Do not mistake a slow process for a lack of interest. Microsoft operates on a consensus model, and getting alignment across multiple stakeholders takes time. Pushing too hard for an update can be perceived as a lack of patience or understanding of the process.

The timeline also varies by level. Principal and Director-level hires often take longer due to the complexity of the role and the number of stakeholders involved. Patience and professional follow-up are essential traits during this period.

Preparation Checklist

  • Conduct a deep dive audit of your top three product stories, ensuring each highlights a specific moment of conflict and resolution, not just a successful outcome.
  • Practice articulating your technical decisions to a non-technical audience, as Microsoft PMs must bridge the gap between engineering and business constantly.
  • Review the specific Microsoft product line you are applying to, identifying one strategic gap and one opportunity for integration across the wider ecosystem.
  • Work through a structured preparation system (the PM Interview Playbook covers Microsoft-specific case frameworks with real debrief examples) to refine your approach to ambiguous scenarios.
  • Prepare a list of questions that demonstrate your understanding of the company's current strategic challenges, avoiding generic questions found on the careers page.
  • Simulate a "failure" story where you admit fault and detail the specific lessons learned, as this is a mandatory component of the behavioral assessment.
  • Align your compensation expectations with current market data, ensuring you can confidently discuss the equity portion of your package.

Mistakes to Avoid

Mistake 1: Treating the Interviewer as a Customer

  • BAD: Pitching your solution enthusiastically and trying to "sell" the interviewer on your idea.
  • GOOD: Treating the interviewer as a collaborative peer, inviting critique, and exploring the problem space together.

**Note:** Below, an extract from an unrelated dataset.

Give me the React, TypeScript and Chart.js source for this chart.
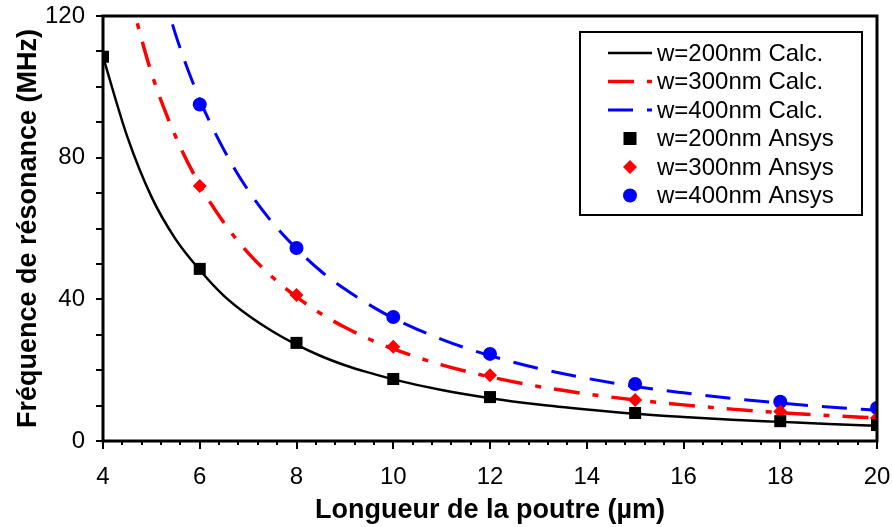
import React, { useEffect, useRef } from "react";
import { Chart, registerables } from "chart.js";

Chart.register(...registerables);

const FONT = "'Liberation Sans', Arial, sans-serif";

// Calculated curves (x in µm, f in MHz)
const calcX = [4, 4.5, 5, 5.5, 6, 6.5, 7, 7.5, 8, 8.5, 9, 9.5, 10, 11, 12, 13, 14, 15, 16, 17, 18, 19, 20];
const calc200 = [108.5, 86, 69, 57, 48.3, 41, 35.5, 31, 27.2, 24, 21.4, 19.3, 17.4, 14.4, 12.1, 10.3, 8.9, 7.7, 6.8, 6.0, 5.4, 4.8, 4.3];
const calc300 = [null, 128.6, 104, 86, 72.3, 61.6, 53.1, 46.3, 40.7, 36, 32.1, 28.8, 26, 21.5, 18.1, 15.4, 13.3, 11.6, 10.2, 9.0, 8.0, 7.2, 6.5];
const calc400 = [null, null, 138.9, 114.8, 96.4, 82.2, 70.8, 61.7, 54.3, 48, 42.9, 38.5, 34.7, 28.7, 24.1, 20.5, 17.7, 15.4, 13.6, 12.0, 10.7, 9.6, 8.7];

// Ansys simulation points
const ansysX = [4, 6, 8, 10, 12, 15, 18, 20];
const ansys200 = [108.5, 48.6, 27.7, 17.5, 12.4, 7.9, 5.6, 4.5];
const ansys300 = [null, 72, 41.2, 26.6, 18.6, 11.6, 8.3, 6.5];
const ansys400 = [null, 95, 54.5, 35, 24.6, 16.1, 11.1, 9.3];

const seriesLabels = [
  "w=200nm Calc.",
  "w=300nm Calc.",
  "w=400nm Calc.",
  "w=200nm Ansys",
  "w=300nm Ansys",
  "w=400nm Ansys",
];

const xTitle = "Longueur de la poutre (µm)";
const yTitle = "Fréquence de résonance (MHz)";
const xMin = 4, xMax = 20, xStep = 2, xMinorPerMajor = 5;
const yMin = 0, yMax = 120, yStep = 40, yMinorPerMajor = 4;

function toPoints(xs: number[], ys: (number | null)[]) {
  const out: { x: number; y: number }[] = [];
  xs.forEach((x, i) => {
    const y = ys[i];
    if (y !== null && y !== undefined) out.push({ x, y });
  });
  return out;
}

const framePlugin = {
  id: "frameAndTicks",
  afterDraw(chart: any) {
    const { ctx, chartArea } = chart;
    const xs = chart.scales.x;
    const ys = chart.scales.y;
    ctx.save();
    ctx.strokeStyle = "#000";
    ctx.lineWidth = 2;
    const xMinorStep = xStep / xMinorPerMajor;
    const nx = Math.round((xMax - xMin) / xMinorStep);
    for (let i = 0; i <= nx; i++) {
      const v = xMin + i * xMinorStep;
      const px = Math.round(xs.getPixelForValue(v));
      const major = i % xMinorPerMajor === 0;
      ctx.beginPath();
      ctx.moveTo(px, chartArea.bottom);
      ctx.lineTo(px, chartArea.bottom + (major ? 8 : 4));
      ctx.stroke();
    }
    const yMinorStep = yStep / yMinorPerMajor;
    const ny = Math.round((yMax - yMin) / yMinorStep);
    for (let i = 0; i <= ny; i++) {
      const v = yMin + i * yMinorStep;
      const py = Math.round(ys.getPixelForValue(v));
      ctx.beginPath();
      ctx.moveTo(chartArea.left, py);
      ctx.lineTo(chartArea.left - 7, py);
      ctx.stroke();
    }
    ctx.lineWidth = 3;
    ctx.strokeRect(chartArea.left, chartArea.top, chartArea.right - chartArea.left, chartArea.bottom - chartArea.top);

    // legend
    const bx = 580, by = 32, bw = 282, bh = 183;
    ctx.fillStyle = "#fff";
    ctx.fillRect(bx, by, bw, bh);
    ctx.lineWidth = 2;
    ctx.strokeRect(bx, by, bw, bh);
    const rowH = 28.5;
    const sx0 = 608, sx1 = 652, tx = 657;
    ctx.font = `24px ${FONT}`;
    ctx.textBaseline = "middle";
    ctx.textAlign = "left";
    chart.data.datasets.forEach((ds: any, i: number) => {
      const cy = by + 21 + i * rowH;
      if (ds.showLine) {
        ctx.save();
        ctx.strokeStyle = ds.borderColor;
        ctx.lineWidth = ds.borderWidth;
        ctx.setLineDash(ds.borderDash || []);
        ctx.beginPath();
        ctx.moveTo(sx0, cy);
        ctx.lineTo(sx1, cy);
        ctx.stroke();
        ctx.restore();
      } else {
        const cx = (sx0 + sx1) / 2;
        ctx.fillStyle = ds.backgroundColor;
        ctx.beginPath();
        if (ds.pointStyle === "rect") {
          ctx.rect(cx - 6.5, cy - 6.5, 13, 13);
        } else if (ds.pointStyle === "rectRot") {
          ctx.moveTo(cx, cy - 7);
          ctx.lineTo(cx + 7, cy);
          ctx.lineTo(cx, cy + 7);
          ctx.lineTo(cx - 7, cy);
          ctx.closePath();
        } else {
          ctx.arc(cx, cy, 7, 0, Math.PI * 2);
        }
        ctx.fill();
      }
      ctx.fillStyle = "#000";
      ctx.fillText(ds.label, tx, cy + 1);
    });
    ctx.restore();
  },
};

export default function App() {
  const ref = useRef<HTMLCanvasElement | null>(null);
  useEffect(() => {
    document.body.style.margin = "0";
    const canvas = ref.current!;
    const chart = new Chart(canvas, {
      type: "scatter",
      data: {
        datasets: [
          {
            label: seriesLabels[0],
            data: toPoints(calcX, calc200),
            showLine: true,
            borderColor: "#000",
            backgroundColor: "#000",
            borderWidth: 2.5,
            pointRadius: 0,
            cubicInterpolationMode: "monotone",
            order: 2,
          },
          {
            label: seriesLabels[1],
            data: toPoints(calcX, calc300),
            showLine: true,
            borderColor: "#ff0000",
            backgroundColor: "#ff0000",
            borderWidth: 3.5,
            borderDash: [26, 13, 6, 13],
            pointRadius: 0,
            cubicInterpolationMode: "monotone",
            order: 2,
          },
          {
            label: seriesLabels[2],
            data: toPoints(calcX, calc400),
            showLine: true,
            borderColor: "#0000ff",
            backgroundColor: "#0000ff",
            borderWidth: 3,
            borderDash: [25, 14],
            pointRadius: 0,
            cubicInterpolationMode: "monotone",
            order: 2,
          },
          {
            label: seriesLabels[3],
            data: toPoints(ansysX, ansys200),
            showLine: false,
            pointStyle: "rect",
            pointRadius: 8.5,
            backgroundColor: "#000",
            borderColor: "#000",
            borderWidth: 0,
            order: 1,
          },
          {
            label: seriesLabels[4],
            data: toPoints(ansysX, ansys300),
            showLine: false,
            pointStyle: "rectRot",
            pointRadius: 7,
            backgroundColor: "#ff0000",
            borderColor: "#ff0000",
            borderWidth: 0,
            order: 1,
          },
          {
            label: seriesLabels[5],
            data: toPoints(ansysX, ansys400),
            showLine: false,
            pointStyle: "circle",
            pointRadius: 7,
            backgroundColor: "#0000ff",
            borderColor: "#0000ff",
            borderWidth: 0,
            order: 1,
          },
        ],
      } as any,
      options: {
        responsive: false,
        animation: false,
        devicePixelRatio: 1,
        layout: { padding: { top: 16, right: 15, left: 0, bottom: 0 } },
        plugins: {
          legend: { display: false },
          tooltip: { enabled: false },
        },
        scales: {
          x: {
            type: "linear",
            min: xMin,
            max: xMax,
            grid: { display: false, drawTicks: false },
            border: { display: false },
            ticks: {
              stepSize: xStep,
              color: "#000",
              font: { family: FONT, size: 24 },
              padding: 22,
            },
            title: {
              display: true,
              text: xTitle,
              color: "#000",
              font: { family: FONT, size: 27, weight: "bold" },
              padding: { top: 0, bottom: 0 },
            },
            afterFit: (s: any) => {
              s.height = 86;
              s.paddingLeft = 0;
              s.paddingRight = 0;
            },
          },
          y: {
            type: "linear",
            min: yMin,
            max: yMax,
            grid: { display: false, drawTicks: false },
            border: { display: false },
            ticks: {
              stepSize: yStep,
              color: "#000",
              font: { family: FONT, size: 24 },
              padding: 18,
            },
            title: {
              display: true,
              text: yTitle,
              color: "#000",
              font: { family: FONT, size: 27, weight: "bold" },
              padding: { top: 12, bottom: 0 },
            },
            afterFit: (s: any) => {
              s.width = 103;
              s.paddingTop = 0;
              s.paddingBottom = 0;
            },
          },
        },
      } as any,
      plugins: [framePlugin],
    });
    return () => chart.destroy();
  }, []);
  return (
    <div style={{ position: "fixed", left: 0, top: 0, width: 892, height: 527, background: "#fff" }}>
      <canvas ref={ref} width={892} height={527} style={{ width: 892, height: 527, display: "block" }} />
    </div>
  );
}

Judgment: The interview is a working session, not a sales pitch.

Mistake 2: Ignoring the Ecosystem

  • BAD: Proposing a standalone feature without considering how it impacts or integrates with existing Microsoft products like Azure or Teams.
  • GOOD: Explicitly discussing dependencies, integration points, and the broader platform strategy in your solution.

Judgment: Microsoft values platform thinking over siloed innovation.

Mistake 3: Focusing Only on the "What"

  • BAD: Describing what you built and the metrics it achieved without explaining the "how" and the "why" of your decisions.
  • GOOD: Detailing the trade-offs you made, the data you ignored, and the team dynamics you navigated to achieve the result.

Judgment: Process and judgment matter more than the final output in leadership evaluations.

FAQ

Is the Microsoft PM interview harder than Google or Amazon?

Microsoft interviews are distinctively focused on cultural fit and influence without authority, whereas Google emphasizes product sense and Amazon focuses on leadership principles with rigid adherence. The difficulty lies in the ambiguity; Microsoft interviewers often play a more active, challenging role in the case study. You must demonstrate flexibility and collaborative problem-solving rather than just analytical prowess.

Can I negotiate the base salary if the equity offer is high?

Base salary bands at Microsoft are relatively rigid, especially at the Senior and Principal levels, but equity and sign-on bonuses have more flexibility. If the base is capped at $350,000, you should focus your negotiation leverage on the equity grant and initial vesting schedule. Attempting to push the base beyond the band can signal a misunderstanding of the company's compensation philosophy.

What happens if I fail one round of the Microsoft PM interview loop?

Failing one round does not automatically disqualify you, but it puts immense pressure on the remaining interviews to demonstrate a strong pass. The hiring committee looks for a consensus, and a single strong "no" can be outweighed by multiple strong "yes" votes if the concerns are addressed. However, a pattern of hesitation across multiple interviewers usually results in a rejection.